Dès janvier 1983, Mitterrand jetait les bases d’une relation de confiance, en allant soutenir au Bundestag (la chambre basse du parlement) l’initiative de Kohl de déployer en Allemagne de l’Ouest des fusées Pershing pour répondre au programme soviétique de missiles SS-20, une décision qui était alors vigoureusement contestée par une grande partie de l’opinion allemande.

Main dans la main

Les deux hommes allaient ensuite sceller leur rapprochement par une image forte, restée comme le symbole de la réconciliation franco-allemande : un moment de recueillement, main dans la main, à Verdun, pour le 70e anniversaire du déclenchement de la Première guerre mondiale, en 1984.

« Tous deux marqués par l’expérience traumatisante de la guerre », ils sont devenus « de très proches alliés au service de l’idée européenne », juge Joachim Bitterlich, ancien conseiller diplomatique de Kohl, ajoutant : « Il y a eu des oppositions mineures mais ils ont toujours gardé un cap résolument européen ».

Un certain nombre d’initiatives communes en témoignent, à l’instar de la mise en place de la brigade franco-allemande et la création de la chaîne de télévision Arte.

Hubert Védrine, l’un des ministres des Affaires étrangères sous Mitterrand, se souvient d’avoir assisté à une centaine de rencontres entre les deux hommes : « ils se voyaient près de dix fois par an.

A chaque sommet européen ou du G8, ils prenaient leur petit-déjeuner ensemble et bientôt ils en vinrent à s’inviter dans de bons restaurants, en Allemagne et en France », raconte-t-il.

Kohl et Mitterrand ont été un moteur au coeur de la construction européenne, travaillant en étroite collaboration pour la faire avancer avec leur ami commun, Jacques Delors, président de la commission de 1985 à 1995. Résultats, l’Acte Unique en 1996 puis, plus tard, le traité de Maastricht.

Quelques nuages ont par moment assombri leur entente, comme lorsque Mitterrand, soucieux des conséquences de la chute du Mur le 9 novembre 1989, décida d’un voyage un mois plus tard dans une RDA (Allemagne de l’Est) dont Kohl avait déjà annoncé l’absorption par la RFA (Ouest).

Réserves françaises

A une époque où la France était une des puissances tutélaires à Berlin-ouest et dans une partie de la RFA, avec les Etats-Unis et la Grande-Bretagne, « Mitterrand avait des réserves, en tout cas au début, sur la Réunification allemande », affirme Joachim Bitterlich.

Car en Europe, la perspective d’une Allemagne unie au coeur du continent en inquiétait plus d’un.

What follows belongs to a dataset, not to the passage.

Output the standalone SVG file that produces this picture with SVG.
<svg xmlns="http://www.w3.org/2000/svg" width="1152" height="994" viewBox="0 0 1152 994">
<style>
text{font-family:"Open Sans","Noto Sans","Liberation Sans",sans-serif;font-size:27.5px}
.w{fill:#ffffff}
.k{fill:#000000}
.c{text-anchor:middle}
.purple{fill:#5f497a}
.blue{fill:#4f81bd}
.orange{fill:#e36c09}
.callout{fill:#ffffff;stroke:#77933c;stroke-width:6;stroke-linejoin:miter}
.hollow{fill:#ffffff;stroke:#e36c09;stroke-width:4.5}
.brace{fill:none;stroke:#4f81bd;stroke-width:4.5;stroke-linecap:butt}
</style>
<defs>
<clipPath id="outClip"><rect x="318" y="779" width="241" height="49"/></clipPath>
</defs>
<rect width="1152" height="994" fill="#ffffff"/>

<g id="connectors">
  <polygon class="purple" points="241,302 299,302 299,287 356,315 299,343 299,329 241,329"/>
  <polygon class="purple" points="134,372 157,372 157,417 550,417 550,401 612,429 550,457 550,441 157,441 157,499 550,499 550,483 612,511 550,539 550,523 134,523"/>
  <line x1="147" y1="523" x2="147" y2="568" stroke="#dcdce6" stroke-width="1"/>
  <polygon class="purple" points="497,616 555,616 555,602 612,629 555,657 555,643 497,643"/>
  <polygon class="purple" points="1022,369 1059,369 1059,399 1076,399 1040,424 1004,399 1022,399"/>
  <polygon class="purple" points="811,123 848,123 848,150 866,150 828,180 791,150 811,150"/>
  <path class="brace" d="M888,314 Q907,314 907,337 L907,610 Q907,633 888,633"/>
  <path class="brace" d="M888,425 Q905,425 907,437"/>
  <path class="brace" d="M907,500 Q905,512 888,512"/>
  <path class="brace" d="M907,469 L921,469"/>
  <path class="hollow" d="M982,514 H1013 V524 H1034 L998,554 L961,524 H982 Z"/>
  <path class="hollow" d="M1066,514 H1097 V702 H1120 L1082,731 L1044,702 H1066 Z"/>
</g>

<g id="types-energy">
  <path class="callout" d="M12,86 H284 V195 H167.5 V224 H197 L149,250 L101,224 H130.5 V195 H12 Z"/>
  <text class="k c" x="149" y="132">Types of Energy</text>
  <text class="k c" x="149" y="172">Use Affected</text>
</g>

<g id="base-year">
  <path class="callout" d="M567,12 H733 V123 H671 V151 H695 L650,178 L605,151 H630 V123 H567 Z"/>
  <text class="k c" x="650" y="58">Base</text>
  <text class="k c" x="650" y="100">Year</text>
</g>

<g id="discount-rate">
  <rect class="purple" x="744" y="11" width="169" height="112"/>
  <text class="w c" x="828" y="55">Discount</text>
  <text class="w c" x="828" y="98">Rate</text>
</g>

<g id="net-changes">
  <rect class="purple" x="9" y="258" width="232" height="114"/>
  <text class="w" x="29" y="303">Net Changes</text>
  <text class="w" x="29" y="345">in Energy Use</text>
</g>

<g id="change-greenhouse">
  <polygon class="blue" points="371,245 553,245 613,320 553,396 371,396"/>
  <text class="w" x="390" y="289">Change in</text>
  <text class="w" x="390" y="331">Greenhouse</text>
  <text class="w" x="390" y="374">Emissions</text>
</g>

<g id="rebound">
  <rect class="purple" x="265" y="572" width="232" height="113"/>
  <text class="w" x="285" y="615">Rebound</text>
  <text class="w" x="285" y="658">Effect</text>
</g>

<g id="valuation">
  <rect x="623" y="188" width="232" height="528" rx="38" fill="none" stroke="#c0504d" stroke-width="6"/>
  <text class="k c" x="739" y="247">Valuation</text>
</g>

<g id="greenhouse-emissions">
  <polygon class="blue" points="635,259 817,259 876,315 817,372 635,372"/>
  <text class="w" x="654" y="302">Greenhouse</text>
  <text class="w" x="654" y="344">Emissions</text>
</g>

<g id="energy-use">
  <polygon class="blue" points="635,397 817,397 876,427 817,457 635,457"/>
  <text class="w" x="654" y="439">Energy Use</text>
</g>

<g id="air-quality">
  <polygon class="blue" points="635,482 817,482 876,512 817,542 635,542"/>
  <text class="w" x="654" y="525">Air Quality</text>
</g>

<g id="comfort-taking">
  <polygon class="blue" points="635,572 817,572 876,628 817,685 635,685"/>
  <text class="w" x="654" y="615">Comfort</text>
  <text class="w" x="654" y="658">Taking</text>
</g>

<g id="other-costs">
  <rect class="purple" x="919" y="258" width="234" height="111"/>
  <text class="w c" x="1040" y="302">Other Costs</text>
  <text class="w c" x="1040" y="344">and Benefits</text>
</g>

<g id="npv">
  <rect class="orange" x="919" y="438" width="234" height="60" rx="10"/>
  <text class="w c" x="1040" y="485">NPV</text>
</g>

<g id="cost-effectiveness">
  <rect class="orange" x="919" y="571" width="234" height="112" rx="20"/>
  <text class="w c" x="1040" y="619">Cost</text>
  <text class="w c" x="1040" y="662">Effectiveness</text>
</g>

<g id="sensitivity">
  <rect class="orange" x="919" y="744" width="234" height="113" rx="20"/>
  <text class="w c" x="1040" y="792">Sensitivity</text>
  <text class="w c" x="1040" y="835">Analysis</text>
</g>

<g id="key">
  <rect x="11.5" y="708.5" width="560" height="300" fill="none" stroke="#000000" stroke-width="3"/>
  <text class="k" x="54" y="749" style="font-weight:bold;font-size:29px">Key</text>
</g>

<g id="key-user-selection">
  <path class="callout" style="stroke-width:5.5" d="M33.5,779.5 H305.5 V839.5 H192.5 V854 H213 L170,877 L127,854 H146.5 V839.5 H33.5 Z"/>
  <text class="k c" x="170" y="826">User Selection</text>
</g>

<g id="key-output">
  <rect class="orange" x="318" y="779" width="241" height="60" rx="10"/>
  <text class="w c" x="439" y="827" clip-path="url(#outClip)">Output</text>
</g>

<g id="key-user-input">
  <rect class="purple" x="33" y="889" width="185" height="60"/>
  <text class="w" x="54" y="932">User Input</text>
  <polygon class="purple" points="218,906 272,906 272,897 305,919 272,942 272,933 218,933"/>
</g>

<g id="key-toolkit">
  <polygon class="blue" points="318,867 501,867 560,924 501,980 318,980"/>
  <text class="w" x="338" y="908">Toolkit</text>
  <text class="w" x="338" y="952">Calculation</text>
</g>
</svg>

« Mais une fois que (Mitterrand) a été convaincu des bonnes intentions du chancelier, il a donné son feu vert », assuré M. Bitterlich.

L’éclatement de la Yougoslavie donna également lieu à quelques désaccords, l’Allemagne – quasiment seule en Europe – ayant rapidement reconnu l’indépendance de la Croatie et de la Slovénie.

L’histoire retiendra surtout d’autres images de cette période : Kohl et Mitterrand côte à côte sur les Champs-Elysées, assistant au défilé de soldats allemands de l’Eurocorps pour la fête nationale du 14 juillet, en 1994, près de cinquante ans après la fin de la Deuxième guerre mondiale, ou encore l’émotion manifeste du chancelier aux obsèques de celui qu’il appelait son « bon ami » dans la cathédrale Notre-Dame de Paris, deux ans plus tard.